Les modalités de réponses à ce conflit, comme trop souvent2, sont essentiellement articulées sur un mode réactif : l’action humanitaire et les interventions militaires prenant la part belle des efforts engagés par les Gouvernements et leurs partenaires bilatéraux et multilatéraux. Il est un fait indéniable que le label du terrorisme islamiste, dans toute l’abjection qu’il évoque, est réducteur en ce qu’il fait bon marché de la complexité et
de l’enchevêtrement des dynamiques de la conflictualité.
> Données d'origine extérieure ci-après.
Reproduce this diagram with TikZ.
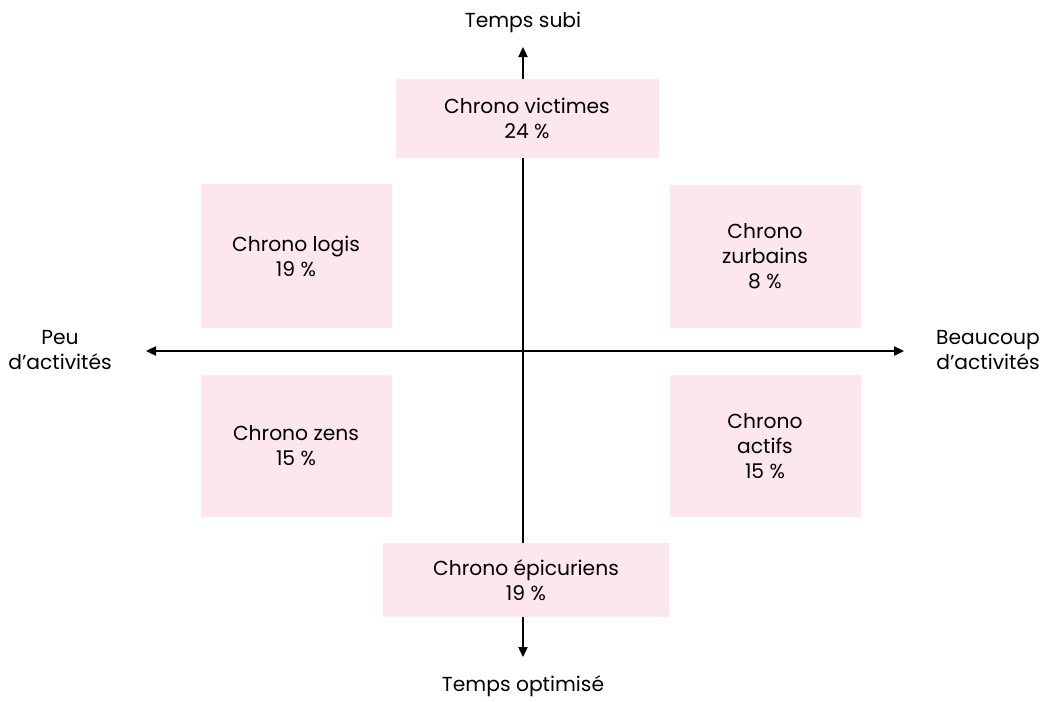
\documentclass[tikz,border=0pt]{standalone}
\usepackage{fontspec}
\setmainfont{Poppins}
\usetikzlibrary{arrows.meta}

\definecolor{rosebox}{RGB}{252,231,240}
\tikzset{
  typebox/.style={fill=rosebox, draw=none, align=center, inner sep=0pt, font=\fontsize{15.2}{18.8}\selectfont},
  axislabel/.style={align=center, inner sep=0pt, font=\fontsize{15.2}{18.8}\selectfont},
  axisline/.style={line width=0.9pt, -{Triangle[length=7.5pt,width=7pt]}}
}

\begin{document}
\begin{tikzpicture}[x=0.75pt,y=0.75pt,yscale=-1,xscale=1]
\useasboundingbox (0,0) rectangle (1044,701);
%Axes ends
\coordinate (O) at (523,351);
\coordinate (top) at (523,47);
\coordinate (bot) at (523,657);
\coordinate (lft) at (146,351);
\coordinate (rgt) at (904,351);
%Axes
\draw [axisline] (O) -- (top);
\draw [axisline] (O) -- (bot);
\draw [axisline] (O) -- (lft);
\draw [axisline] (O) -- (rgt);
%Axis labels
\node [axislabel] (subi) at (523,22) {Temps subi};
\node [axislabel] (optim) at (523,686) {Temps optimisé};
\node [axislabel] (peu) at (60,350) {Peu\\d’activités};
\node [axislabel] (beaucoup) at (988,350) {Beaucoup\\d’activités};
%Boxes
\node [typebox, minimum width=197.25pt, minimum height=59.25pt] (victimes) at (527,118) {Chrono victimes\\24 \%};
\node [typebox, minimum width=143.25pt, minimum height=108pt] (logis) at (296,256) {Chrono logis\\19 \%};
\node [typebox, minimum width=143.25pt, minimum height=107.25pt] (zurbains) at (765,256) {Chrono\\zurbains\\8 \%};
\node [typebox, minimum width=143.25pt, minimum height=106.5pt] (zens) at (296,446) {Chrono zens\\15 \%};
\node [typebox, minimum width=143.25pt, minimum height=106.5pt] (actifs) at (765,446) {Chrono\\actifs\\15 \%};
\node [typebox, minimum width=214.5pt, minimum height=55.5pt] (epicuriens) at (526,580) {Chrono épicuriens\\19 \%};
\end{tikzpicture}
\end{document}
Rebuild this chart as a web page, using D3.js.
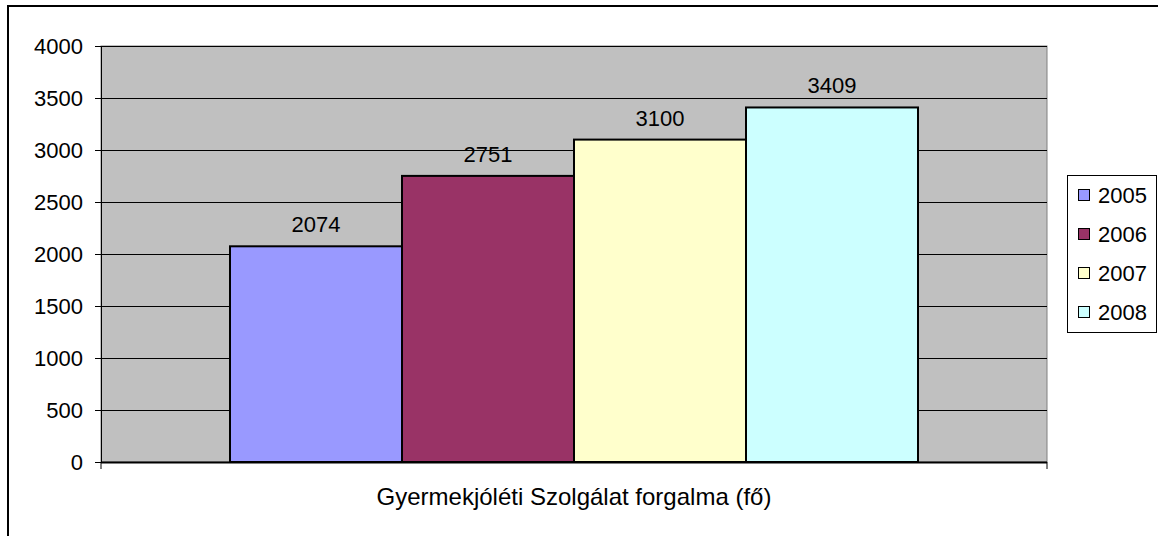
<!DOCTYPE html>
<html>
<head>
<meta charset="utf-8">
<script src="https://cdn.jsdelivr.net/npm/d3@7"></script>
<style>
  body { margin: 0; background: #fff; }
  svg text { font-family: Arial, "Liberation Sans", sans-serif; fill: #000; }
</style>
</head>
<body>
<div class="canvas"></div>
<script>
// chart data
const category = 'Gyermekjóléti Szolgálat forgalma (fő)';
const years = ['2005', '2006', '2007', '2008'];
const values = [2074, 2751, 3100, 3409];
const yTicks = [0, 500, 1000, 1500, 2000, 2500, 3000, 3500, 4000];
const colors = ['#9999ff', '#993366', '#ffffcc', '#ccffff'];

// plot area
const plot = { left: 101, top: 46, right: 1047, bottom: 462 };

const svg = d3.select('.canvas')
  .append('svg')
  .attr('width', 1158)
  .attr('height', 536);

// chart border
svg.append('rect')
  .attr('x', 8).attr('y', 6)
  .attr('width', 1170).attr('height', 550)
  .attr('fill', '#fff')
  .attr('stroke', '#000')
  .attr('stroke-width', 2);

// scales
const y = d3.scaleLinear()
  .domain([0, 4000])
  .range([plot.bottom, plot.top]);

const x0 = d3.scaleBand()
  .domain([category])
  .range([plot.left, plot.right]);

// gap width 150% -> bars take 4 / 5.5 of the band
const groupW = x0.bandwidth() * 4 / 5.5;
const x1 = d3.scaleBand()
  .domain(years)
  .range([x0(category) + (x0.bandwidth() - groupW) / 2, x0(category) + (x0.bandwidth() + groupW) / 2]);

// plot background
svg.append('rect')
  .attr('x', plot.left).attr('y', plot.top)
  .attr('width', plot.right - plot.left)
  .attr('height', plot.bottom - plot.top)
  .attr('fill', '#c0c0c0')
  .attr('stroke', '#808080')
  .attr('stroke-width', 1);

// gridlines
svg.append('g')
  .selectAll('line')
  .data(yTicks.filter(d => d > 0))
  .enter().append('line')
    .attr('x1', plot.left).attr('x2', plot.right)
    .attr('y1', d => Math.round(y(d)) + 0.5)
    .attr('y2', d => Math.round(y(d)) + 0.5)
    .attr('stroke', '#000')
    .attr('stroke-width', 1);

// y axis
const yAxis = d3.axisLeft(y)
  .tickValues(yTicks)
  .tickSize(6)
  .tickPadding(12)
  .tickFormat(d3.format('d'));

const yAxisGroup = svg.append('g')
  .attr('transform', `translate(${plot.left}, 0)`)
  .call(yAxis);
yAxisGroup.select('.domain').attr('stroke', '#000');
yAxisGroup.selectAll('.tick line').attr('stroke', '#000');
yAxisGroup.selectAll('text')
  .attr('font-size', '22px')
  .attr('font-family', 'Arial, "Liberation Sans", sans-serif')
  .attr('fill', '#000');

// bars
svg.append('g')
  .selectAll('rect')
  .data(values)
  .enter().append('rect')
    .attr('x', (d, i) => x1(years[i]))
    .attr('y', d => y(d))
    .attr('width', x1.bandwidth())
    .attr('height', d => y(0) - y(d))
    .attr('fill', (d, i) => colors[i])
    .attr('stroke', '#000')
    .attr('stroke-width', 2);

// value labels
svg.append('g')
  .selectAll('text')
  .data(values)
  .enter().append('text')
    .attr('x', (d, i) => x1(years[i]) + x1.bandwidth() / 2)
    .attr('y', d => y(d) - 14)
    .attr('text-anchor', 'middle')
    .attr('font-size', '22px')
    .text(d => d);

// x axis line and boundary ticks
const xAxisGroup = svg.append('g');
xAxisGroup.append('line')
  .attr('x1', plot.left).attr('x2', plot.right)
  .attr('y1', plot.bottom + 0.5).attr('y2', plot.bottom + 0.5)
  .attr('stroke', '#000').attr('stroke-width', 2);
xAxisGroup.selectAll('.bt')
  .data(x0.range())
  .enter().append('line')
    .attr('class', 'bt')
    .attr('x1', d => d).attr('x2', d => d)
    .attr('y1', plot.bottom).attr('y2', plot.bottom + 7)
    .attr('stroke', '#000');

// category label
svg.append('text')
  .attr('x', x0(category) + x0.bandwidth() / 2)
  .attr('y', 505)
  .attr('text-anchor', 'middle')
  .attr('font-size', '24px')
  .text(category);

// legend
const legendGroup = svg.append('g');
legendGroup.append('rect')
  .attr('x', 1067.5).attr('y', 175.5)
  .attr('width', 89).attr('height', 157)
  .attr('fill', '#fff')
  .attr('stroke', '#000')
  .attr('stroke-width', 1);

const items = legendGroup.selectAll('.item')
  .data(years)
  .enter().append('g')
    .attr('class', 'item')
    .attr('transform', (d, i) => `translate(1078, ${195 + i * 39})`);

items.append('rect')
  .attr('x', 0.5).attr('y', -5.5)
  .attr('width', 11).attr('height', 11)
  .attr('fill', (d, i) => colors[i])
  .attr('stroke', '#000');

items.append('text')
  .attr('x', 20)
  .attr('y', 8)
  .attr('font-size', '22px')
  .text(d => d);
</script>
</body>
</html>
Or, une compréhension fine et multiscalaire de ces dynamiques, constitue un pré-requis essentiel à la formulation d’une stratégie durable de résolution et de prévention
des conflits.
 
L’ensemble des pays autour du Lac Tchad est le terrain d’une crise sécuritaire et humanitaire dont l’ampleur est exacerbée par les attaques perpétrées régulièrement par les éléments de groupes terroristes.
 
Un parallèle pertinent, trop souvent ignoré au profit de lectures culturalistes ou civilisationnelles superficielles, est celui que fait MM Mohamedou entre les organisations terroristes en Afrique de l’Ouest et dans le
Sahel, et les grands cartels de la drogue en Amérique Latine, dont la résilience et la force résident dans une interaction parasitaire avec leur environnement social immédiat, et par une exploitation des plus vulnérables
et des plus influençables, par la force ou en capitalisant sur le caractère limité des opportunités alternatives offertes à ces derniers.
 
Le présent document vise à apporter un éclairage sur la multiplicité des dynamiques sous-jacentes qui rendent ce parallèle pertinent, et qui justifient la mise en oeuvre d’une action ciblée, qui dépasse l’action militaire,
et dans laquelle la démographie constitue une variable essentielle et structurante.
 
Ce document se fonde sur l’analyse de situation des mêmes pays « Dynamique démographique et la crise autour du lac Tchad » qui a été produit en interne par le Bureau Régional de l’UNFPA pour l’Afrique de l’Ouest
et du Centre. En particulier, la notion de dividende démographique sera mise en avant comme paradigme susceptible de structurer l’action, non seulement dans une perspective de résolution du conflit mais aussi de développement : le tandem étant essentiel à la durabilité de la première commedu second. Sa pertinence dans le contexte spécifique des pays autour du  Lac Tchad sera ensuite explicitée, et des considérations stratégiques quant à
l’action à mener seront ensuite proposées.